June 20, 2016 at 9:12 am

Honestly I watch some broadcast TV via OTA, however much of we watch is Netflix or Hulu. I subscribe to CBS all access, $5.99 who cares although our local CBS affiliate is not on it. However most people I know have drop MVPD, have done so because of the cost and are only using Netflix, no broadcast TV. OTT May get new customer, but will depend on the price of the service. If OTT cost the same as normal MVPD bundle it will fail.

    Veronica Serrano Padilla says:

    June 20, 2016 at 12:20 pm

    Here’s what will likely happen: a number of OTT companies will get access to broadcast and cable stations. They will start out with maybe 20 or so channels and the cost will be attractive to consumers. Then, slowly over time, the broadcasters and companies who own all the networks will keep requiring the OTT providers to add more and more marginal channels. (i.e. if you want to have the ABC affiliate, you’ll have to add Disney, ESPN and all the other channels they have.) Eventually, the OTT package will cost too much and have too many channels. In other words, OTT will end up just like cable TV and satellite…

    Amneris Vargas says:

    June 22, 2016 at 2:22 pm

    All would be wise to watch Canada’s version of the FCC (CRTC) and Pick-and-Pay. The “Wheeler” of Canada is angry with big cable for screwing around during Phase I and now hearings are scheduled for September 7th, in advance of December’s second-phase (which is pure ala carte channels to consumers). Pay for only the channels (not bundles) you want or can afford:

    Wagner Pereira says:

    June 23, 2016 at 3:57 am

    “The commission has heard complaints from consumers who felt the long-awaited arrival of more choice in assembling TV packages hasn’t proven to be the deal or the discount they hoped” Imagine That. Exactly what I have posted for years. 10 channels ala carte will cost you the same as 300 channels now. Some deal!

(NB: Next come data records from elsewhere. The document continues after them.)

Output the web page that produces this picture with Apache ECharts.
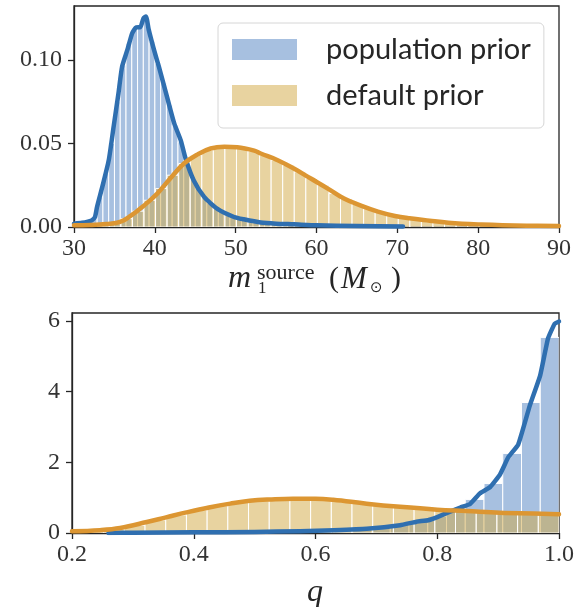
<!DOCTYPE html>
<html><head><meta charset="utf-8">
<script src="https://cdn.jsdelivr.net/npm/echarts@6/dist/echarts.min.js"></script>
<style>html,body{margin:0;padding:0;background:#fff}#c{width:586px;height:607px}</style>
</head><body><div id="c"></div>
<script>
// ---------- data: top panel (m1 source) ----------
const m1TickLabels = [30, 40, 50, 60, 70, 80, 90];
const m1YTicks = [0, 0.05, 0.10];
const m1PopBinStart = 32.15, m1PopBinWidth = 0.714;
const m1PopHist = [0.006,0.018,0.032,0.050,0.075,0.097,0.110,0.118,0.120,0.124,0.111,0.098,0.086,0.073,0.061,0.051,0.040,0.030,0.023,0.018,0.014,0.0115,0.009,0.0075,0.0062,0.0052,0.0045,0.0036,0.003,0.0025,0.002,0.0017,0.0014,0.0012];
const m1DefBinStart = 27.22, m1DefBinWidth = 1.43;
const m1DefHist = [0.0008,0.001,0.001,0.0012,0.0016,0.0025,0.005,0.0095,0.016,0.023,0.031,0.038,0.043,0.046,0.048,0.048,0.047,0.0455,0.043,0.040,0.037,0.033,0.029,0.025,0.020,0.017,0.0135,0.011,0.0087,0.007,0.0058,0.0048,0.0038,0.003,0.0024,0.0019,0.0015,0.0012,0.001,0.0008,0.0006,0.0005,0.0004,0.0003];
const m1PopKdeX = [30,31,31.6,32.2,32.6,32.85,33.5,34.3,34.9,35.5,35.95,36.6,37.2,37.7,38.2,38.6,38.9,39.25,39.9,40.5,41.5,42.4,43.2,43.8,44.8,46.1,47.7,49.8,51,53.1,55,57.2,60,65,70.7];
const m1PopKdeY = [0.002,0.0025,0.003,0.004,0.006,0.012,0.024,0.040,0.060,0.080,0.096,0.106,0.116,0.1195,0.1196,0.125,0.126,0.118,0.106,0.096,0.078,0.062,0.052,0.041,0.028,0.018,0.011,0.006,0.0046,0.0027,0.002,0.0016,0.001,0.0006,0.0003];
const m1DefKdeX = [30,32,34,35.7,37,38.6,40.3,41.9,43.6,45.3,46.9,48.6,50.2,52.3,53.1,55.2,57.2,59.3,61.4,63.4,65.5,67.6,69.7,71.5,74,76.3,78,80.4,83,86,90];
const m1DefKdeY = [0.001,0.0012,0.0018,0.003,0.0066,0.0126,0.020,0.029,0.038,0.0435,0.047,0.048,0.0477,0.0457,0.044,0.040,0.035,0.029,0.023,0.017,0.0128,0.0092,0.0066,0.0052,0.0038,0.0026,0.002,0.0015,0.0011,0.0008,0.0006];

// ---------- data: bottom panel (q) ----------
const qTickLabels = [0.2, 0.4, 0.6, 0.8, 1.0];
const qYTicks = [0, 2, 4, 6];
const qPopBinStart = 0.1992, qPopBinWidth = 0.0308;
const qPopHist = [0,0,0.003,0.005,0.01,0.015,0.02,0.03,0.035,0.04,0.05,0.06,0.07,0.08,0.10,0.13,0.18,0.25,0.34,0.47,0.68,0.95,1.40,2.25,3.69,5.53];
const qDefBinStart = 0.184, qDefBinWidth = 0.034;
const qDefHist = [0.04,0.06,0.11,0.22,0.37,0.51,0.65,0.77,0.86,0.93,0.96,0.97,0.955,0.92,0.85,0.78,0.73,0.69,0.65,0.62,0.59,0.565,0.55,0.535];
const qPopKdeX = [0.26,0.30,0.40,0.50,0.575,0.63,0.684,0.739,0.766,0.785,0.80,0.821,0.838,0.854,0.870,0.887,0.903,0.917,0.933,0.952,0.969,0.982,0.993,1.0];
const qPopKdeY = [0.0,0.01,0.02,0.03,0.05,0.08,0.12,0.22,0.32,0.36,0.45,0.6,0.72,0.82,1.12,1.3,1.65,2.15,2.5,3.6,4.45,5.5,5.92,5.98];
const qDefKdeX = [0.2,0.246,0.279,0.323,0.356,0.39,0.425,0.46,0.492,0.528,0.563,0.6,0.629,0.684,0.739,0.80,0.848,0.903,0.958,1.0];
const qDefKdeY = [0.05,0.08,0.14,0.31,0.45,0.59,0.72,0.83,0.91,0.95,0.97,0.97,0.94,0.83,0.74,0.66,0.62,0.57,0.55,0.53];

const legendNames = ['population prior', 'default prior'];

// ---------- styles ----------
const POP_FILL = 'rgba(79,129,193,0.5)';
const DEF_FILL = 'rgba(209,167,65,0.5)';
const POP_LINE = '#2f6fb0';
const DEF_LINE = '#dc9632';
const AX = '#262626';
const SERIF = "'Liberation Serif','DejaVu Serif',serif";

function bins(start, width, vals) {
  return vals.map((v, i) => [start + i * width, start + (i + 1) * width, v]);
}
function pairs(xs, ys) { return xs.map((x, i) => [x, ys[i]]); }

function histSeries(name, idx, data, fill) {
  return {
    type: 'custom', name: name, xAxisIndex: idx, yAxisIndex: idx,
    clip: true, itemStyle: { color: fill },
    encode: { x: [0, 1], y: 2 },
    data: data,
    renderItem: function (params, api) {
      const p0 = api.coord([api.value(0), api.value(2)]);
      const p1 = api.coord([api.value(1), 0]);
      const cs = params.coordSys;
      let x0 = Math.max(p0[0], cs.x), x1 = Math.min(p1[0], cs.x + cs.width);
      if (x1 <= x0) return null;
      return {
        type: 'rect',
        shape: { x: x0, y: p0[1], width: x1 - x0, height: p1[1] - p0[1] },
        style: { fill: fill, stroke: '#ffffff', lineWidth: 1 }
      };
    }
  };
}
function lineSeries(name, idx, data, color, smooth) {
  return {
    type: 'line', name: name, xAxisIndex: idx, yAxisIndex: idx,
    data: data, showSymbol: false, smooth: smooth, clip: true,
    lineStyle: { color: color, width: 4.5, cap: 'round', join: 'round' },
    z: 5
  };
}

const tickLabel = { fontFamily: SERIF, fontSize: 24, color: '#333' };

function xAx(idx, ticks, dec) {
  return {
    type: 'value', gridIndex: idx, min: ticks[0], max: ticks[ticks.length - 1],
    axisLine: { show: true, lineStyle: { color: AX, width: 1.3 } },
    axisTick: { show: true, length: 6, customValues: ticks, lineStyle: { color: AX, width: 1.3 } },
    axisLabel: Object.assign({ margin: 10, customValues: ticks, formatter: v => v.toFixed(dec) }, tickLabel),
    splitLine: { show: false }
  };
}
function yAx(idx, max, ticks, dec) {
  return {
    type: 'value', gridIndex: idx, min: 0, max: max,
    axisLine: { show: true, lineStyle: { color: AX, width: 1.3 } },
    axisTick: { show: true, length: 6, customValues: ticks, lineStyle: { color: AX, width: 1.3 } },
    axisLabel: Object.assign({ margin: 12, customValues: ticks, formatter: v => v.toFixed(dec) }, tickLabel),
    splitLine: { show: false }
  };
}

const chart = echarts.init(document.getElementById('c'), null, { renderer: 'canvas' });
chart.setOption({
  animation: false,
  backgroundColor: '#fff',
  grid: [
    { left: 74, top: 6, width: 485, height: 221, show: true, borderColor: AX, borderWidth: 1.3, backgroundColor: 'transparent' },
    { left: 72, top: 313, width: 487, height: 220, show: true, borderColor: AX, borderWidth: 1.3, backgroundColor: 'transparent' }
  ],
  xAxis: [ xAx(0, m1TickLabels, 0), xAx(1, qTickLabels, 1) ],
  yAxis: [ yAx(0, 0.1323, m1YTicks, 2), yAx(1, 6.22, qYTicks, 0) ],
  legend: {
    data: legendNames,
    orient: 'vertical', left: 218, top: 23,
    itemWidth: 65, itemHeight: 21, itemGap: 17,
    icon: 'rect',
    padding: [12, 13, 18, 14],
    borderColor: '#d6d6d6', borderWidth: 1, borderRadius: 5,
    backgroundColor: 'rgba(255,255,255,0.8)',
    selectedMode: false,
    textStyle: { fontFamily: "Lato, 'DejaVu Sans', sans-serif", fontSize: 29, color: '#262626', padding: [0, 0, 0, 24], lineHeight: 26 }
  },
  series: [
    histSeries(legendNames[0], 0, bins(m1PopBinStart, m1PopBinWidth, m1PopHist), POP_FILL),
    histSeries(legendNames[1], 0, bins(m1DefBinStart, m1DefBinWidth, m1DefHist), DEF_FILL),
    lineSeries('pop kde m1', 0, pairs(m1PopKdeX, m1PopKdeY), POP_LINE, 0.2),
    lineSeries('def kde m1', 0, pairs(m1DefKdeX, m1DefKdeY), DEF_LINE, 0.4),
    histSeries(legendNames[0], 1, bins(qPopBinStart, qPopBinWidth, qPopHist), POP_FILL),
    histSeries(legendNames[1], 1, bins(qDefBinStart, qDefBinWidth, qDefHist), DEF_FILL),
    lineSeries('pop kde q', 1, pairs(qPopKdeX, qPopKdeY), POP_LINE, 0.12),
    lineSeries('def kde q', 1, pairs(qDefKdeX, qDefKdeY), DEF_LINE, 0.4)
  ],
  graphic: [
    { type: 'text', left: 228, top: 263, style: { text: 'm', font: "italic 32px " + SERIF, fill: '#262626' } },
    { type: 'text', left: 257, top: 262, style: { text: 'source', font: "22px " + SERIF, fill: '#262626' } },
    { type: 'text', left: 258, top: 280, style: { text: '1', font: "17px " + SERIF, fill: '#262626' } },
    { type: 'text', left: 329, top: 264, style: { text: '(', font: "30px " + SERIF, fill: '#262626' } },
    { type: 'text', left: 341, top: 264, style: { text: 'M', font: "italic 31px " + SERIF, fill: '#262626' } },
    { type: 'text', left: 370, top: 281, style: { text: '\u2299', font: "15px 'DejaVu Sans', sans-serif", fill: '#262626' } },
    { type: 'text', left: 391, top: 264, style: { text: ')', font: "30px " + SERIF, fill: '#262626' } },
    { type: 'text', left: 307, top: 577, style: { text: 'q', font: "italic 32px " + SERIF, fill: '#262626' } }
  ]
});
</script>
</body></html>
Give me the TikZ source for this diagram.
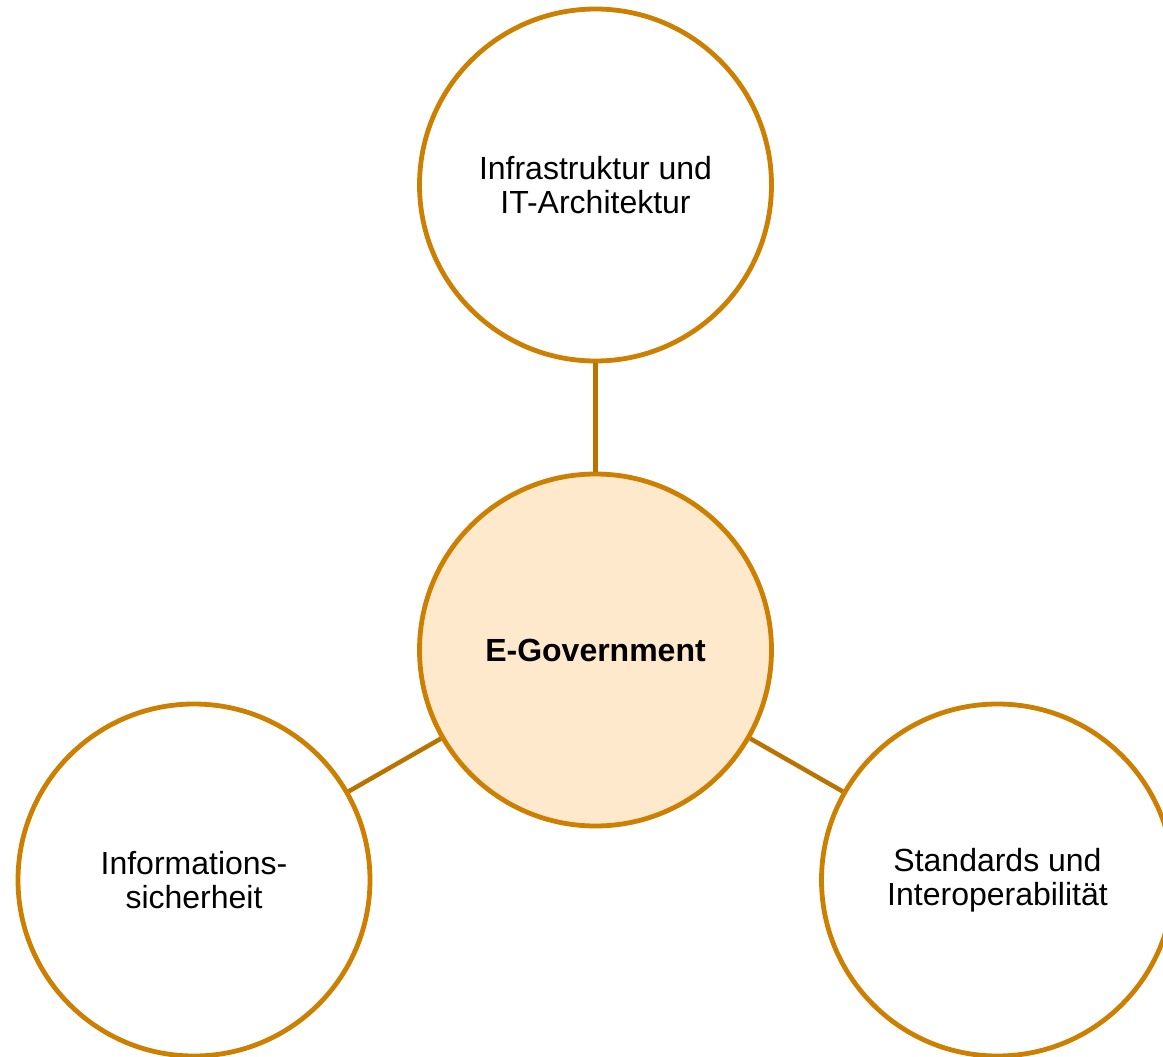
\documentclass[tikz,border=0pt]{standalone}
\usepackage{fontspec}
\setmainfont{Liberation Sans}
\definecolor{ringc}{HTML}{CC7F00}
\definecolor{linkc}{HTML}{B87300}
\definecolor{fillc}{HTML}{FFE9CC}
\begin{document}
\begin{tikzpicture}[x=1pt,y=-1pt,
  ring/.style={circle,draw=ringc,line width=4.8pt,fill=white,minimum size=352pt,inner sep=0pt,align=center,
    font=\fontsize{32pt}{34pt}\selectfont},
  hub/.style={ring,fill=fillc,font=\fontsize{32pt}{34pt}\selectfont\bfseries},
  link/.style={draw=linkc,line width=4.5pt}]
\useasboundingbox (0,0) rectangle (1163,1057);
\clip (0,0) rectangle (1163,1057);
\node[hub] (c) at (595.5,650) {E-Government};
\node[ring] (t) at (595.5,185) {Infrastruktur und\\IT-Architektur};
\node[ring] (l) at (194,880) {Informations-\\sicherheit};
\node[ring] (r) at (997.5,880) {Standards und\\Interoperabilität};
\draw[link] (c) -- (t);
\draw[link] (c) -- (l);
\draw[link] (c) -- (r);
\end{tikzpicture}
\end{document}
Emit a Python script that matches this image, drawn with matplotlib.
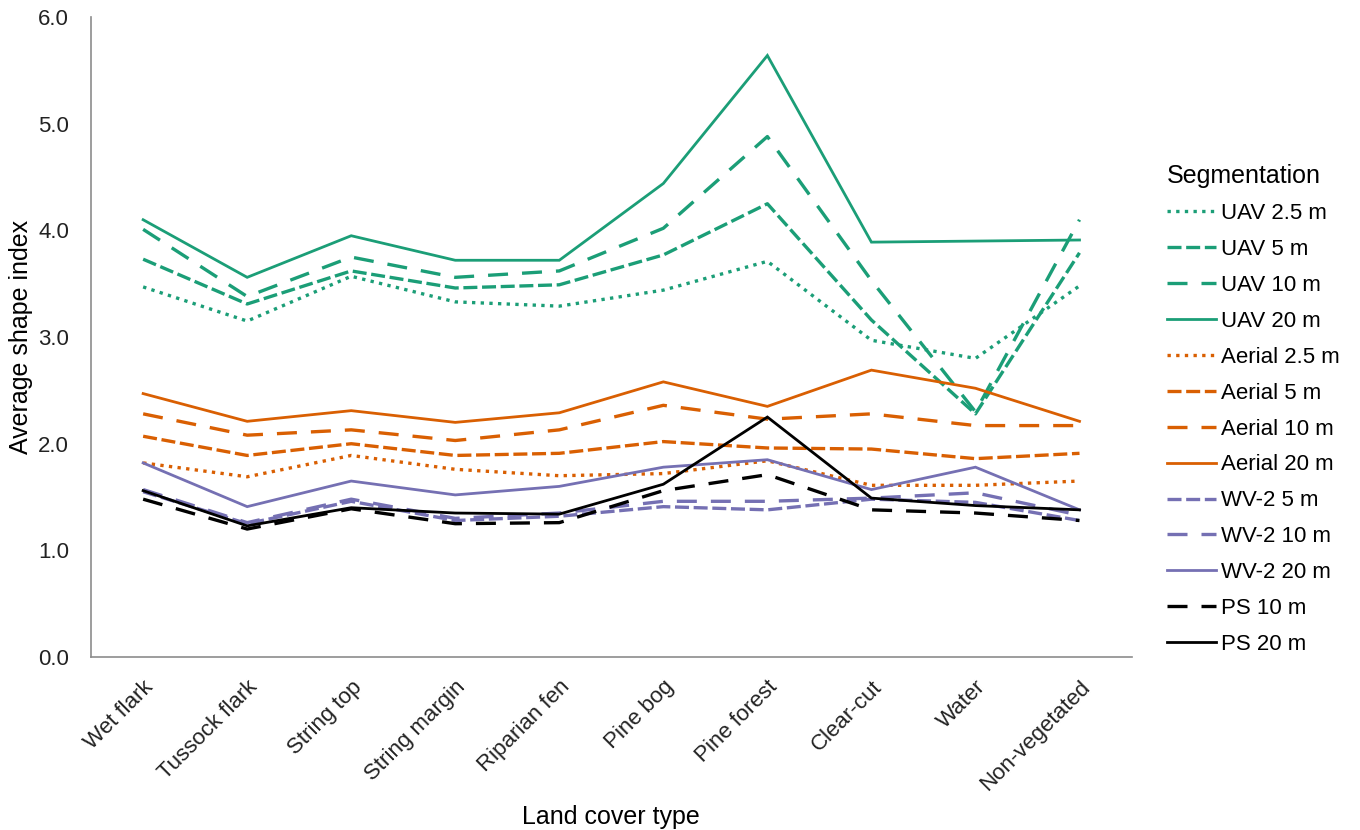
import matplotlib
matplotlib.use("Agg")
import matplotlib.pyplot as plt
from matplotlib.ticker import MultipleLocator, FormatStrFormatter

plt.rcParams["font.family"] = ["Liberation Sans", "DejaVu Sans"]

LAND_COVER = ["Wet flark", "Tussock flark", "String top", "String margin",
              "Riparian fen", "Pine bog", "Pine forest", "Clear-cut", "Water",
              "Non-vegetated"]

uav_2_5 = [3.47, 3.15, 3.57, 3.33, 3.29, 3.44, 3.71, 2.97, 2.80, 3.48]
uav_5 = [3.73, 3.31, 3.62, 3.46, 3.49, 3.77, 4.25, 3.16, 2.28, 3.79]
uav_10 = [4.01, 3.38, 3.75, 3.56, 3.62, 4.02, 4.88, 3.53, 2.30, 4.10]
uav_20 = [4.10, 3.56, 3.95, 3.72, 3.72, 4.44, 5.64, 3.89, 3.90, 3.91]

aerial_2_5 = [1.82, 1.69, 1.89, 1.76, 1.70, 1.72, 1.84, 1.61, 1.61, 1.65]
aerial_5 = [2.07, 1.89, 2.00, 1.89, 1.91, 2.02, 1.96, 1.95, 1.86, 1.91]
aerial_10 = [2.28, 2.08, 2.13, 2.03, 2.13, 2.36, 2.23, 2.28, 2.17, 2.17]
aerial_20 = [2.47, 2.21, 2.31, 2.20, 2.29, 2.58, 2.35, 2.69, 2.52, 2.21]

wv2_5 = [1.55, 1.25, 1.46, 1.28, 1.32, 1.41, 1.38, 1.48, 1.45, 1.28]
wv2_10 = [1.57, 1.26, 1.48, 1.30, 1.35, 1.46, 1.46, 1.49, 1.54, 1.33]
wv2_20 = [1.82, 1.41, 1.65, 1.52, 1.60, 1.78, 1.85, 1.57, 1.78, 1.38]

ps_10 = [1.48, 1.20, 1.39, 1.25, 1.26, 1.56, 1.71, 1.38, 1.35, 1.28]
ps_20 = [1.56, 1.23, 1.40, 1.35, 1.34, 1.62, 2.25, 1.49, 1.42, 1.38]

GREEN = "#1b9e77"
ORANGE = "#d95f02"
PURPLE = "#7570b3"
BLACK = "#000000"

DOT = (0, (1, 1.6))
DASH = (0, (4.2, 1.4))
LONGDASH = (0, (6, 4.2))
SOLID = "-"

series = [
    ("UAV 2.5 m", uav_2_5, GREEN, DOT),
    ("UAV 5 m", uav_5, GREEN, DASH),
    ("UAV 10 m", uav_10, GREEN, LONGDASH),
    ("UAV 20 m", uav_20, GREEN, SOLID),
    ("Aerial 2.5 m", aerial_2_5, ORANGE, DOT),
    ("Aerial 5 m", aerial_5, ORANGE, DASH),
    ("Aerial 10 m", aerial_10, ORANGE, LONGDASH),
    ("Aerial 20 m", aerial_20, ORANGE, SOLID),
    ("WV-2 5 m", wv2_5, PURPLE, DASH),
    ("WV-2 10 m", wv2_10, PURPLE, LONGDASH),
    ("WV-2 20 m", wv2_20, PURPLE, SOLID),
    ("PS 10 m", ps_10, BLACK, LONGDASH),
    ("PS 20 m", ps_20, BLACK, SOLID),
]

fig = plt.figure(figsize=(13.6, 8.3), dpi=100)
ax = fig.add_axes([0.067, 0.2084, 0.765, 0.771])

x = range(len(LAND_COVER))
for label, vals, color, ls in series:
    lw = 2.0 if ls == SOLID else 2.4
    ax.plot(x, vals, color=color, linestyle=ls, linewidth=lw, label=label,
            solid_joinstyle="miter")

ax.set_xlim(-0.5, len(LAND_COVER) - 0.5)
ax.set_ylim(0, 6)
ax.yaxis.set_major_locator(MultipleLocator(1))
ax.yaxis.set_major_formatter(FormatStrFormatter("%.1f"))
ax.set_xticks(list(x))
ax.set_xticklabels(LAND_COVER, rotation=45, ha="right", rotation_mode="anchor")
ax.tick_params(axis="both", length=0, labelsize=16, colors="#222222")
ax.tick_params(axis="y", pad=16)
ax.tick_params(axis="x", pad=14)

for side in ["top", "right"]:
    ax.spines[side].set_visible(False)
for side in ["left", "bottom"]:
    ax.spines[side].set_color("#8c8c8c")
    ax.spines[side].set_linewidth(1.2)

ax.set_ylabel("Average shape index", fontsize=18)
ax.yaxis.set_label_coords(-0.056, 0.5)
ax.set_xlabel("Land cover type", fontsize=18, va="center")
ax.xaxis.set_label_coords(0.5, -0.25)

leg = fig.legend(loc="upper left", bbox_to_anchor=(0.858, 0.802), frameon=False,
                 title="Segmentation", fontsize=16, title_fontsize=18,
                 handlelength=2.2, handletextpad=0.25, labelspacing=0.67,
                 borderaxespad=0, borderpad=0)
leg._legend_box.align = "left"

fig.savefig("out.png", dpi=100)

    Veronica Serrano Padilla says:

    June 23, 2016 at 1:26 pm

    @Insider: Here’s where you can use that saying and actually do it correctly (unlike your previous attempt –
    That Old Dog Won’t Hunt…. LMAO!!

    Wagner Pereira says:

    July 14, 2016 at 1:49 am

    As I stated then might try Google. You added old. Which I did not use. You are changing the quotes and incorrect.